The Denver Gazette

Some tips for growing microgreens in your home

BY DEBRA STINTON OTHITIS Colorado Master Gardener Submit gardening questions to or call 719-520-7684. Find us on Facebook at Colorado Master Gardeners-El Paso County.

Microgreens (MGs) are young and tender, edible greens produced by sprouting the seeds of a variety of vegetable species and herbaceous plants. They are nutrient-dense and may be grown year-round in a short period of time and in limited space.

Growing microgreens indoors is relatively easy and it rewards you with fresh, tasty produce.

Many edible plant species can be used to produce microgreens.

The most popular are broccoli, radish, cauliflower, arugula, cabbage, kale, kohlrabi, mustard, mizuna, cress, broccoli raab, etc. which are characterized by a seven to eight-day growth cycle.

Cereal grains are also common for sprouting such as barley, oat, wheat and corn, as are legumes such as pea, alfalfa, bean, fava bean, lentil and chickpea. Seed companies also offer packets with combinations of vegetables, cereals and legumes.

Supplies needed to get started:

• Shallow container with drainage, such as a plastic tray or pie tin.

• Seeds.

• Growing medium such as a premade potting mix.

• Light source.

• Sanitized sharp knife or pair of scissors for harvesting.

Alternatively, MG growing kits are also available at your local garden center.

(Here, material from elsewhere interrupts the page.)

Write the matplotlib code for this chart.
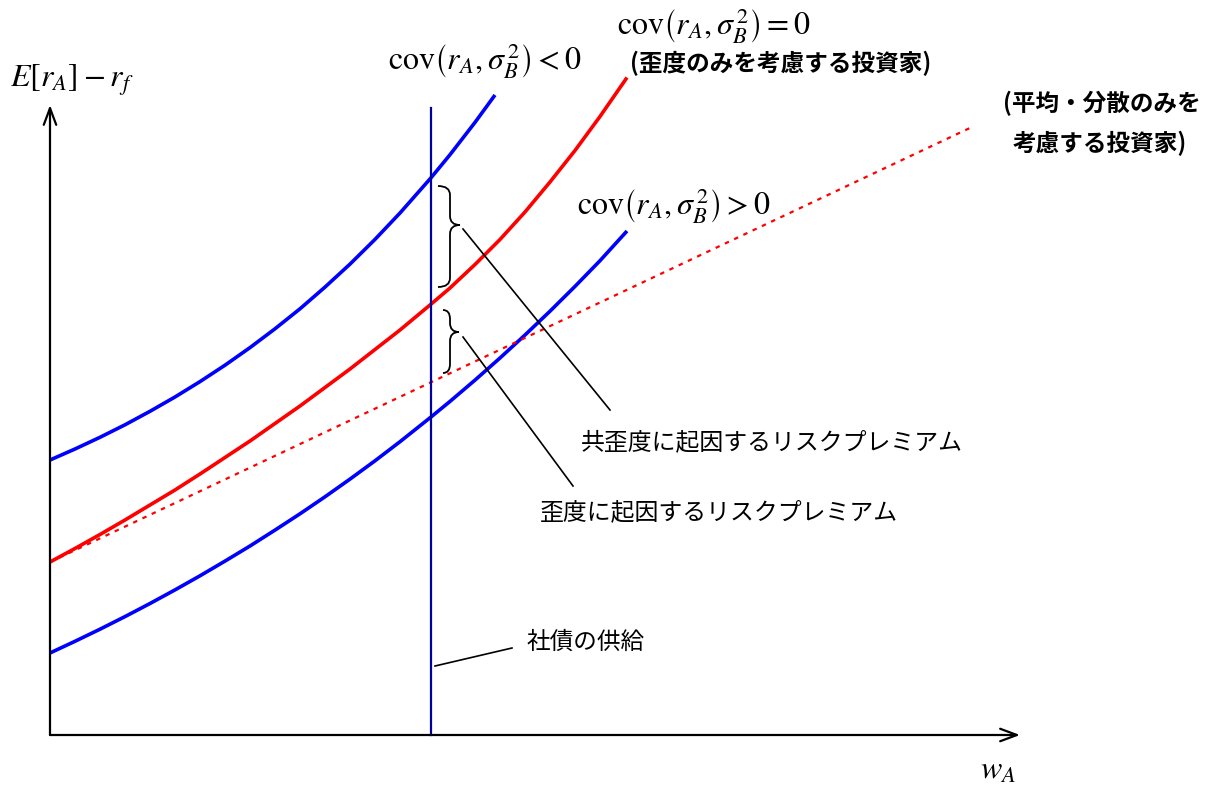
import numpy as np
import matplotlib
matplotlib.use('Agg')
import matplotlib.pyplot as plt
from matplotlib.path import Path
from matplotlib.patches import PathPatch

plt.rcParams['mathtext.fontset'] = 'stix'
jp = ['Noto Sans CJK JP', 'DejaVu Sans']

# demand curves (w_A, E[r_A]-r_f), schematic units
w_neg = [0, 25, 50, 75, 100, 125, 150, 175, 200, 225, 250, 275, 300, 325, 350,
         381, 400, 425, 445]
v_neg = [275, 286, 297.7, 310.2, 323.7, 338, 353.4, 369.8, 387.4, 406.2, 426.2,
         447.9, 470.9, 495.6, 522, 557.2, 580.3, 612.6, 640]

w_zero = [0, 25, 50, 75, 100, 125, 150, 175, 200, 225, 250, 275, 300, 325, 350,
          380, 400, 425, 450, 475, 500, 525, 550, 577]
v_zero = [173, 186.5, 200.5, 215, 230, 245, 261, 277.5, 294, 311.5, 329, 347.5,
          366, 385.5, 405, 430, 447, 470.5, 495.5, 523, 553, 584.5, 618.5, 657.5]

w_pos = [0, 25, 50, 75, 100, 125, 150, 175, 200, 225, 250, 275, 300, 325, 350,
         381, 400, 425, 450, 475, 500, 525, 550, 577]
v_pos = [82, 93.7, 105.8, 118.4, 131.5, 145.1, 159.2, 173.9, 189, 204.9, 221.2,
         238.2, 255.9, 274.2, 293.3, 318, 333.6, 354.9, 377, 400, 423.8, 448.6,
         474.3, 504]

# mean-variance investor
w_mv = [0, 922]
v_mv = [173, 608]

# bond supply
w_supply = 381
v_supply = [0, 627]

fig = plt.figure(figsize=(12.11, 7.85), dpi=100)
ax = fig.add_axes([0, 0, 1, 1])
ax.set_xlim(-50, 1161)
ax.set_ylim(-50, 735)
ax.axis('off')

ax.plot(w_neg, v_neg, color='#0000ff', lw=2.6, solid_capstyle='butt')
ax.plot(w_zero, v_zero, color='#ff0000', lw=2.6, solid_capstyle='butt')
ax.plot(w_pos, v_pos, color='#0000ff', lw=2.6, solid_capstyle='butt')
ax.plot(w_mv, v_mv, color='#ff0000', lw=1.6, linestyle=(0, (2, 2.6)))
ax.plot([w_supply, w_supply], v_supply, color='#0000a0', lw=1.6)

# axes with open arrowheads
arr = dict(arrowstyle='->,head_length=1.2,head_width=0.45', lw=1.6, color='black',
           shrinkA=0, shrinkB=0)
ax.annotate('', xy=(0, 630), xytext=(0, 0), arrowprops=arr)
ax.annotate('', xy=(970, 0), xytext=(0, 0), arrowprops=arr)


def brace(x0, xm, xt, ya, yt, yb, r=9):
    verts = [(x0, ya), (xm, ya), (xm, ya - r),
             (xm, yt + r),
             (xm, yt), (xt, yt), (xt, yt),
             (xm, yt), (xm, yt - r),
             (xm, yb + r),
             (xm, yb), (x0, yb)]
    codes = [Path.MOVETO, Path.CURVE3, Path.CURVE3,
             Path.LINETO,
             Path.CURVE3, Path.CURVE3, Path.MOVETO,
             Path.CURVE3, Path.CURVE3,
             Path.LINETO,
             Path.CURVE3, Path.CURVE3]
    ax.add_patch(PathPatch(Path(verts, codes), fill=False, lw=1.3, color='black'))


brace(388, 400, 410, 549, 510, 448)
brace(393, 400, 409, 425, 403, 362)

# leader lines
ax.plot([413, 560], [506, 325], color='black', lw=1.2)
ax.plot([413, 523], [398, 249], color='black', lw=1.2)
ax.plot([385, 462], [69, 87], color='black', lw=1.2)

# labels
ax.text(-40, 655, r'$E\left[r_A\right]-r_f$', fontsize=23, ha='left', va='center')
ax.text(930, -35, r'$w_A$', fontsize=23, ha='left', va='center')
ax.text(338, 675, r'$\mathrm{cov}\left(r_A,\sigma_B^{\,2}\right)<0$', fontsize=23,
        ha='left', va='center')
ax.text(567, 710, r'$\mathrm{cov}\left(r_A,\sigma_B^{\,2}\right)=0$', fontsize=23,
        ha='left', va='center')
ax.text(527, 530, r'$\mathrm{cov}\left(r_A,\sigma_B^{\,2}\right)>0$', fontsize=23,
        ha='left', va='center')

ax.text(580, 672, '(歪度のみを考慮する投資家)', family=jp, fontsize=17,
        fontweight='bold', ha='left', va='center')
ax.text(953, 632, '(平均・分散のみを', family=jp, fontsize=17,
        fontweight='bold', ha='left', va='center')
ax.text(963, 592, '考慮する投資家)', family=jp, fontsize=17,
        fontweight='bold', ha='left', va='center')

ax.text(531, 292, '共歪度に起因するリスクプレミアム', family=jp, fontsize=17.2,
        ha='left', va='center')
ax.text(490, 222, '歪度に起因するリスクプレミアム', family=jp, fontsize=17.2,
        ha='left', va='center')
ax.text(477, 93, '社債の供給', family=jp, fontsize=17, ha='left', va='center')

fig.savefig('out.png', dpi=100)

Add seeds to the container with about 2 inches of growing medium. Since shoots are harvested while they are immature, seeds need to be planted densely, about ¼ inch apart or less.

After broadcasting a layer of seed, spread an additional thin layer of medium over the top to cover seeds and press down lightly.

Water the soil so it is moist, but not sopping wet. Fertilization is not needed as the seed itself is a storehouse for all of the nutrients needed to produce the first seed leaves (cotyledons) and emerging true leaves of microgreens.

Check the container daily to make sure the medium stays moist, spraying it once or twice a day, or bottom water the container by placing the growing container in a tray with a shallow layer of water, which it can slowly take up over several days.

Microgreens need about six to eight hours of light per day for optimal growth.

A sunny, south-facing window is preferred, or grow lights can be used. You want MGs to stretch toward a light source to form their unique plant structure.

This elongation makes them different from typical herb and produce seed-starts. You want MGs to be “leggy.”

Microgreens grow best around 70 degrees but will tolerate down to 50 degrees, although growing will be slower. A seed-starting heat mat can be used if temperatures are low.

Most crops are harvested when the plant is 2 to 4 inches tall and any true leaves are just emerging. Exceptions are pea shoots, lemongrass, wheat grass and other grains that are tasty when taller.

To harvest MGs, cut the stems about 1/4 inch above the soil line or grow medium using scissors or a very sharp knife.